Entries supplied:

▼

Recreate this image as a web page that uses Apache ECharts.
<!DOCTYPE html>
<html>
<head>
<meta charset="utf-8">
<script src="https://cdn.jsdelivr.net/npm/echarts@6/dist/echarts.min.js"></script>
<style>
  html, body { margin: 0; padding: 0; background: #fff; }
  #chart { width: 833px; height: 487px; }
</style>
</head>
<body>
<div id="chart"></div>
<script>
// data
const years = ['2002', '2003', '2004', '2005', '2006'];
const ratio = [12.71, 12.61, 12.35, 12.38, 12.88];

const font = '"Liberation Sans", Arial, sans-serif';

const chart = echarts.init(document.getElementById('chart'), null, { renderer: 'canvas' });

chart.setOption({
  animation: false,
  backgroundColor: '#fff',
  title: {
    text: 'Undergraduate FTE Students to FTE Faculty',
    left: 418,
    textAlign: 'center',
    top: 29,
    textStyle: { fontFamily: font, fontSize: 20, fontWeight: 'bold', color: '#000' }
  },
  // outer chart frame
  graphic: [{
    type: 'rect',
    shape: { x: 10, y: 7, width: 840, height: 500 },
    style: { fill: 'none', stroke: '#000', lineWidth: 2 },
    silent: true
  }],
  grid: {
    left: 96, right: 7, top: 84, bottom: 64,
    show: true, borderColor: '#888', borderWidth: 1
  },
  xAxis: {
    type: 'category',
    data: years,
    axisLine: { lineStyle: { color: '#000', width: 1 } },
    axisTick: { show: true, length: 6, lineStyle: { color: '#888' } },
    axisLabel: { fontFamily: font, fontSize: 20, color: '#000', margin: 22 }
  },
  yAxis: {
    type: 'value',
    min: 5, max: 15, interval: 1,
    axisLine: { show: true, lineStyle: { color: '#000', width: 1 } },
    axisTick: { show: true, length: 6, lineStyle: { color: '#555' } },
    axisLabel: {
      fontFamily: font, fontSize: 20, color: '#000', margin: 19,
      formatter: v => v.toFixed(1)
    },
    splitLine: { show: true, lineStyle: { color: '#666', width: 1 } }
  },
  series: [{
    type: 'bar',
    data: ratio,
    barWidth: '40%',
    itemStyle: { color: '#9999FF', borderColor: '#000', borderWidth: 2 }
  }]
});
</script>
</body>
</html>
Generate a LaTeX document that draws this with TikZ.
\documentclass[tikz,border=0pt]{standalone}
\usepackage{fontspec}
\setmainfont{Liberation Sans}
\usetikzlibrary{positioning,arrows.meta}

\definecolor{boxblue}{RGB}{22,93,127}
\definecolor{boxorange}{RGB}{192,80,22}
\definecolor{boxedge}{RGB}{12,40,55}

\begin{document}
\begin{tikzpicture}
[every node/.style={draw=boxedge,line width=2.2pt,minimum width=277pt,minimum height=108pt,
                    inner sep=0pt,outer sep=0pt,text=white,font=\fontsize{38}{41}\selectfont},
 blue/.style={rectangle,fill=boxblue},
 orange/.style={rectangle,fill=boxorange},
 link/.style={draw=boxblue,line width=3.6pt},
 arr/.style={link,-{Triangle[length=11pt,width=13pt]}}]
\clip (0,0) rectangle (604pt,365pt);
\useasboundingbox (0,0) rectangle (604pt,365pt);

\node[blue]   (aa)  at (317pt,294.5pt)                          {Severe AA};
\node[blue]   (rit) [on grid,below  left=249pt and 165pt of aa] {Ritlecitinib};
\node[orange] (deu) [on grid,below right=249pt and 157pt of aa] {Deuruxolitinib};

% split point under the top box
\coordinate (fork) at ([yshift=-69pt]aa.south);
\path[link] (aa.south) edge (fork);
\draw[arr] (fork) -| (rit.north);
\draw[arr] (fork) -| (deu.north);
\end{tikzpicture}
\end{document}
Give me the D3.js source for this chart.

▲

Return every line containing "this".

Recreate this image as a web page that uses Apache ECharts.
Generate a LaTeX document that draws this with TikZ.
Give me the D3.js source for this chart.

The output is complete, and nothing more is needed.